The problem -> Take every line that has the string "with" and copy it out.

Data extract ->
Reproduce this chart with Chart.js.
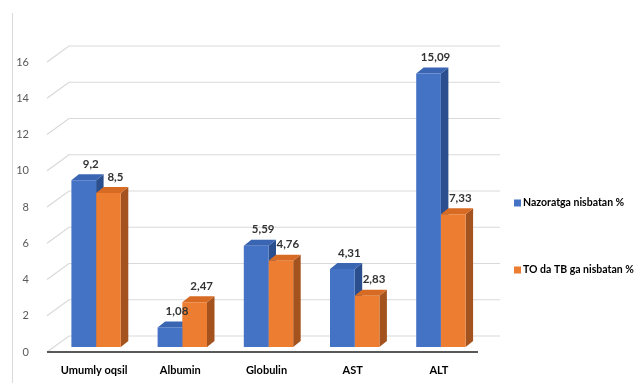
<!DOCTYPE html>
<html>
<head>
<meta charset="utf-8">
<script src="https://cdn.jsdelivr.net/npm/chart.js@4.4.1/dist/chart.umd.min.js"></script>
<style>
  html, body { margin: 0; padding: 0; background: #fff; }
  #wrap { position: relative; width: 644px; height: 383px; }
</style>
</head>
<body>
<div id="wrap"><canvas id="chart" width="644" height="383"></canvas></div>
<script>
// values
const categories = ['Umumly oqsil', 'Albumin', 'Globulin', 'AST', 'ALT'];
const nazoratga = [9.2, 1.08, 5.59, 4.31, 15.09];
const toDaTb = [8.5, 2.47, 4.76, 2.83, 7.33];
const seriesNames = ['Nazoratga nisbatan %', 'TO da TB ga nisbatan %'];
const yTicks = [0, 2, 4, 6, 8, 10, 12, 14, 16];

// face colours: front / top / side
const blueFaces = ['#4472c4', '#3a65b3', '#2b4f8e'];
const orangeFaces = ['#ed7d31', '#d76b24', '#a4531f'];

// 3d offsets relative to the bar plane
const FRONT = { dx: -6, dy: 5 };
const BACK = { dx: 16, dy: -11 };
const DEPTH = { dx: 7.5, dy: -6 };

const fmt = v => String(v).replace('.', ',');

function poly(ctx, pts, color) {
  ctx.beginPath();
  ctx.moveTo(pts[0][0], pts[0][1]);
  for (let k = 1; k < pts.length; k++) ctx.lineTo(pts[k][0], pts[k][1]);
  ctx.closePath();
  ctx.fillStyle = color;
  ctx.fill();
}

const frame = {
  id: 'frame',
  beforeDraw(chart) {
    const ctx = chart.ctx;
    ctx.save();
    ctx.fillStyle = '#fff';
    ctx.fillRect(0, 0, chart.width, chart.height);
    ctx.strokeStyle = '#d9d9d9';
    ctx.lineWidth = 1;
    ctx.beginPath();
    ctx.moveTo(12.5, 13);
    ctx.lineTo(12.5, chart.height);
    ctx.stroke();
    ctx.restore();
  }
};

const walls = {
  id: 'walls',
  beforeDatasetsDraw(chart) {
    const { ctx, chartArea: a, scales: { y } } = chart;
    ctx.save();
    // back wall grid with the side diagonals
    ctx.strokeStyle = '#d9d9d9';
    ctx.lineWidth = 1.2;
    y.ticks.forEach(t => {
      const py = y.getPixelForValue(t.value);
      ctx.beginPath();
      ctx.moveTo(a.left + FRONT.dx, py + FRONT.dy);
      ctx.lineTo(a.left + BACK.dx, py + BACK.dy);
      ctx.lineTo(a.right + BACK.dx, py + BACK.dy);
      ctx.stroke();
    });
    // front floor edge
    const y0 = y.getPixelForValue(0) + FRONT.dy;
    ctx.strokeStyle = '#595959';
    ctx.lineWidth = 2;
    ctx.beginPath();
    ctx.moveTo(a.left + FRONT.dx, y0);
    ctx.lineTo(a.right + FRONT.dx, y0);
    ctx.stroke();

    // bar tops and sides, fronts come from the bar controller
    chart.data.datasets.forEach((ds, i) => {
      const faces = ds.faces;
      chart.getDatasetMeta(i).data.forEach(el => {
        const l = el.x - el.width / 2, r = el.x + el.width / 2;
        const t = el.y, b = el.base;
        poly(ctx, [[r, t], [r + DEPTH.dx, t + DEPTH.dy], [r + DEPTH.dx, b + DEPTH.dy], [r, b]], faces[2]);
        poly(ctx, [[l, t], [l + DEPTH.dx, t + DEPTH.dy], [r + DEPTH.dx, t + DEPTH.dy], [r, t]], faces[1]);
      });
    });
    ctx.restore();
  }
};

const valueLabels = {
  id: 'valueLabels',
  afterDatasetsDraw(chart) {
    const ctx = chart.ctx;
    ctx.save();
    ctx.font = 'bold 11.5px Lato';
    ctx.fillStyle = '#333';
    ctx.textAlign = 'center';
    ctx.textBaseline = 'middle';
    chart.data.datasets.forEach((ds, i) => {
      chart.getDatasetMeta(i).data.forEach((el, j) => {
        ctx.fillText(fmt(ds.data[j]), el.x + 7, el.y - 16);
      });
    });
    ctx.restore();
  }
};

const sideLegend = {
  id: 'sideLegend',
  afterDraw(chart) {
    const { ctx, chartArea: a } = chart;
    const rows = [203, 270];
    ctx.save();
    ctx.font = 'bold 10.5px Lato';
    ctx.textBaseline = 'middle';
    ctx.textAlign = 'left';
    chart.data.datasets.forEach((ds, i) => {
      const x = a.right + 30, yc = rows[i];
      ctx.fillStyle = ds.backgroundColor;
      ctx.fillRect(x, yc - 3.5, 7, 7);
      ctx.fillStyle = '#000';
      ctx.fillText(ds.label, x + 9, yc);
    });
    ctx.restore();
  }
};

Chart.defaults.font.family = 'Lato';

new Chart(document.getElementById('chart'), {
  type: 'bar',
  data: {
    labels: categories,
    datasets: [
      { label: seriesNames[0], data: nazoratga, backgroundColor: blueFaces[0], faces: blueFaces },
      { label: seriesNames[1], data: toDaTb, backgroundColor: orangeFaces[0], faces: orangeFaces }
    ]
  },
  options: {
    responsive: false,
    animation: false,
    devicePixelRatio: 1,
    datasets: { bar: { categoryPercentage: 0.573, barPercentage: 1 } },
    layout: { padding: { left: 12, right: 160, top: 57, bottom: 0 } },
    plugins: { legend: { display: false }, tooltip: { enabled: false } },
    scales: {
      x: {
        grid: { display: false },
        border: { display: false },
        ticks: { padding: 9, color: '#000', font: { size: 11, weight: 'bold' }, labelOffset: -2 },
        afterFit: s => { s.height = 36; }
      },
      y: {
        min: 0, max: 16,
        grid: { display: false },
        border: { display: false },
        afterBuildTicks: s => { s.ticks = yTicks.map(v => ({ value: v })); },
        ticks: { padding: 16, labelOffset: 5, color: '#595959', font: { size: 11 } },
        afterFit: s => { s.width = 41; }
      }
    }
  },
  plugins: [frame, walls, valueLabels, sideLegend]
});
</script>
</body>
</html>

Task solution ->
Reproduce this chart with Chart.js.
    // back wall grid with the side diagonals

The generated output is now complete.